I came home at Christmas, only halfway through my contract, and I don't regret it at all.

Walking out from under the umbrella of our parents' white privilege is maybe one of the most difficult learning points for transracial adoptees. As kids, we benefit from being part of a "white" family and we get used to being treated as part of the majority by virtue of our parents. For me, when I went to college, I had to traverse a rather steep learning curve to come around to the understanding that being away from my parents meant being judged by my appearance and treated as a member of the group that I appeared to fit into. I struggled a lot with issues of race, ethnicity, social justice and the like, trying to figure out where I fit in as a Korean adoptee with a "white" last name and no Asian culture to speak of.

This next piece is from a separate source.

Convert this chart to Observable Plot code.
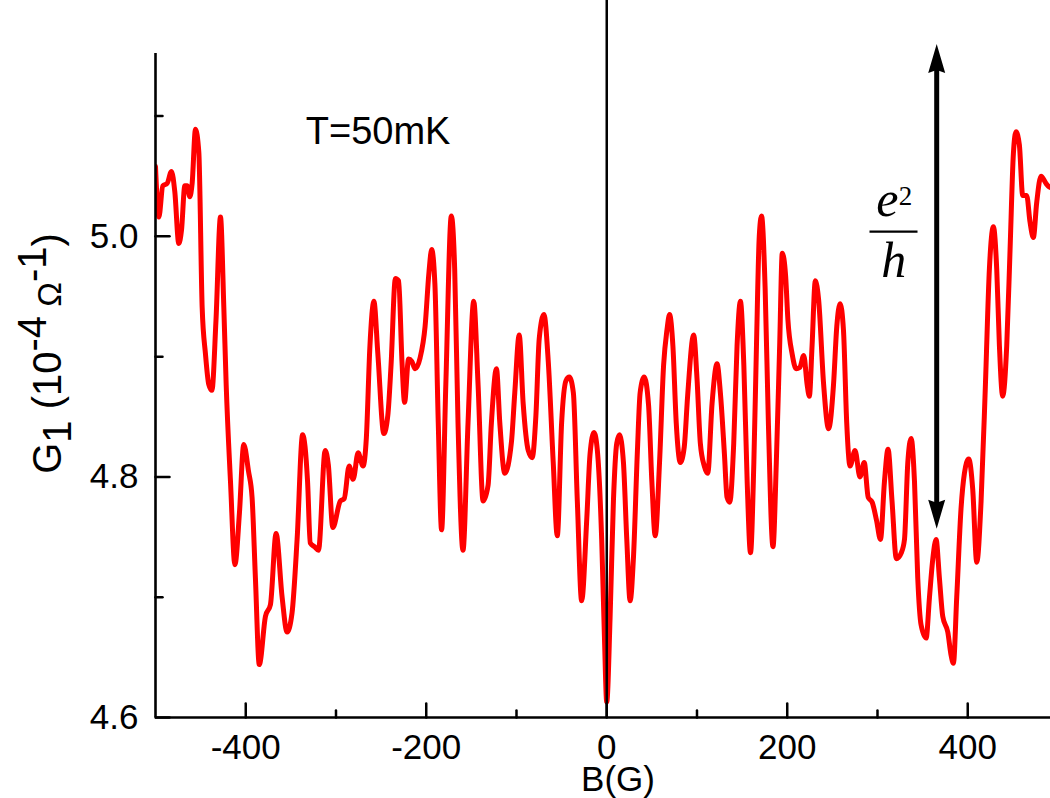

I think my experiences in Spain could have made me really bitter, could have made me "regress" so to speak, to a teenage-style, angsty mood. Thinking of myself as an American yet being treated like a Chinese immigrant worker was both frustrating and angering.

But it was also humbling. Some of my closest friends here in the States are immigrant workers who struggle with prejudice every day. It was one thing for me to relate them at the level of being a minority in the US. It was another for me to be able to relate to them at the level of being treated like garbage because of the color of my skin.

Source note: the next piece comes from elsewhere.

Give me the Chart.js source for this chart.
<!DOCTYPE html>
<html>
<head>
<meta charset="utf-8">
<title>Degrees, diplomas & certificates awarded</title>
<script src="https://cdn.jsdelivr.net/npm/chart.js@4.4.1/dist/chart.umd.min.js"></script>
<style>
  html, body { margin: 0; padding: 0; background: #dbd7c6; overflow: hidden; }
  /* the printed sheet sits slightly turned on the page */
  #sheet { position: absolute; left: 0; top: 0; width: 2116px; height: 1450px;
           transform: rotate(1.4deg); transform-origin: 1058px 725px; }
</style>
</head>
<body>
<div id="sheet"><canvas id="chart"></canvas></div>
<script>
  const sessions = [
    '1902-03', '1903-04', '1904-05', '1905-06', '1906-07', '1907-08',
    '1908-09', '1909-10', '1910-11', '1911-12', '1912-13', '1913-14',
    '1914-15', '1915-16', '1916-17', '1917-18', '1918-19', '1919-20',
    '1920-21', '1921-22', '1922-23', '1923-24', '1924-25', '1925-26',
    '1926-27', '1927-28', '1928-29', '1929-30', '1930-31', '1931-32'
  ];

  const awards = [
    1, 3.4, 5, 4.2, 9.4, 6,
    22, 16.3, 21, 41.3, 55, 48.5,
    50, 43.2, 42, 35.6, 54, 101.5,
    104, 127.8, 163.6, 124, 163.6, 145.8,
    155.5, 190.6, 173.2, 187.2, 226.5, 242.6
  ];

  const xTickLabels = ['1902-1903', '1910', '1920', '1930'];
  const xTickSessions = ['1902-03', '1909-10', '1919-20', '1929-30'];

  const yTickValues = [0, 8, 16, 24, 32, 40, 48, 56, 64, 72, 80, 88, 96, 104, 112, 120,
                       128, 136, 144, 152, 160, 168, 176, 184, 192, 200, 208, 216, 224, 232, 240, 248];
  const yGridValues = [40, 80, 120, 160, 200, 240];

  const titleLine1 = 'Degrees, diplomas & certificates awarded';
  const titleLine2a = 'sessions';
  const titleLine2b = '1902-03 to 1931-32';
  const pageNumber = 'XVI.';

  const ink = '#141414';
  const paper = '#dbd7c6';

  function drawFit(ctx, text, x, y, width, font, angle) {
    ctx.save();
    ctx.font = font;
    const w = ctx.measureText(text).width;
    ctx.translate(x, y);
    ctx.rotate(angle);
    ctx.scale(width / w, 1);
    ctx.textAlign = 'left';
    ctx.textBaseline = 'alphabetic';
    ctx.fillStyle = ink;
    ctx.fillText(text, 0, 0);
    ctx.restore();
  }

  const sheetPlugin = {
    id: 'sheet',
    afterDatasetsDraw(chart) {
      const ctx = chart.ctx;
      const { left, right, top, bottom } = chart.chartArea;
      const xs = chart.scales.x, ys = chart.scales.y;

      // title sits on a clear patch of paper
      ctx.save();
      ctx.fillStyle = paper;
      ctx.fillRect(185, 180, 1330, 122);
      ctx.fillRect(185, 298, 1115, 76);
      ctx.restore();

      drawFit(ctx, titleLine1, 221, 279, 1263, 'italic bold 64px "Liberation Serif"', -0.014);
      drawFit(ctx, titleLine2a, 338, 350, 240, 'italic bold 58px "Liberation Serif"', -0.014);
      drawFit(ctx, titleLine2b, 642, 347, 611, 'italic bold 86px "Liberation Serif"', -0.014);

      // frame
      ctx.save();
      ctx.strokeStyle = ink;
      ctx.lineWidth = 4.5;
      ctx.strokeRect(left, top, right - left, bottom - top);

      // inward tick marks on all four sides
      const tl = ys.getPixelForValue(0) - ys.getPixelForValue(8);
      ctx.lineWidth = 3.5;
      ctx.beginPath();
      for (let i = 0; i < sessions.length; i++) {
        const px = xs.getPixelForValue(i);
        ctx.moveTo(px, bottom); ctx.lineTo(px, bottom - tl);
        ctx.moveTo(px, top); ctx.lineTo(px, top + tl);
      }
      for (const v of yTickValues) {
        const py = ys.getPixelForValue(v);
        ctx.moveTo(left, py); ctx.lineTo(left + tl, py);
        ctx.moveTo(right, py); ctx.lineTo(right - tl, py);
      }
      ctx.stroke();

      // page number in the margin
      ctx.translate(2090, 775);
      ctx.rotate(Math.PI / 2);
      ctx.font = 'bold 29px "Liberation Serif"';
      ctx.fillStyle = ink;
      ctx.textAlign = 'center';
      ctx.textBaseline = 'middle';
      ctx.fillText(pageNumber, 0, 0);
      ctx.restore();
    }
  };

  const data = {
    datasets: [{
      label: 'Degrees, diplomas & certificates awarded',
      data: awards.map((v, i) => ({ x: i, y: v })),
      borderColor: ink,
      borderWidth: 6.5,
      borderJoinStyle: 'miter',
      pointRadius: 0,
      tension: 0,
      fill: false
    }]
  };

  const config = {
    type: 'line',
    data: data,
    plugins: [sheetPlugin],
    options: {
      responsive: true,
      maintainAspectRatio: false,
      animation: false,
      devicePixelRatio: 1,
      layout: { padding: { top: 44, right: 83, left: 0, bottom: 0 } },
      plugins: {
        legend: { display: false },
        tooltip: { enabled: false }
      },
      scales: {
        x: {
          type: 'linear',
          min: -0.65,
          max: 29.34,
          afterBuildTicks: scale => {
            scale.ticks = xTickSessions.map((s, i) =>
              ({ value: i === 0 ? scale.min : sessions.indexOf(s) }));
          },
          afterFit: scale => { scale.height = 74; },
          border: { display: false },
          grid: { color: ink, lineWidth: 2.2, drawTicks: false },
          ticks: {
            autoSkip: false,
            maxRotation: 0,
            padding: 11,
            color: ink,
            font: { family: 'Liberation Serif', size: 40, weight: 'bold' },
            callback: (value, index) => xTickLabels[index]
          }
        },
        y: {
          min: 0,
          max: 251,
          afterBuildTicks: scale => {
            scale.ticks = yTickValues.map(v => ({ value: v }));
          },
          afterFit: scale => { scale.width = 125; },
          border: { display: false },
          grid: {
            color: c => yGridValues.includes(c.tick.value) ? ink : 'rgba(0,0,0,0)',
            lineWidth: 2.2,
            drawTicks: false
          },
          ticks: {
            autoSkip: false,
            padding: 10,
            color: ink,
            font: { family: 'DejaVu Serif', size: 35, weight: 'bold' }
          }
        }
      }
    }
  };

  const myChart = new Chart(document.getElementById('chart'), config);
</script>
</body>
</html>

It also made me more aware of my American identity, and in many ways, much more proud of it. In my defiance to the people in Spain who treated me with such disdain, I found a level of comfort and pride in my American-ness that I hadn't had before.

I still consider myself a Korean-American adoptee. But now I don't add the "American" as a kind of afterthought, or a simple label for my nationality. I consider it as much a part of my identity as my Korean ethnicity, my Italian and German last names, and my fluency in Spanish and Chinese. And despite what some people (adoptees and non-adoptees alike) might think, I see this as a good thing.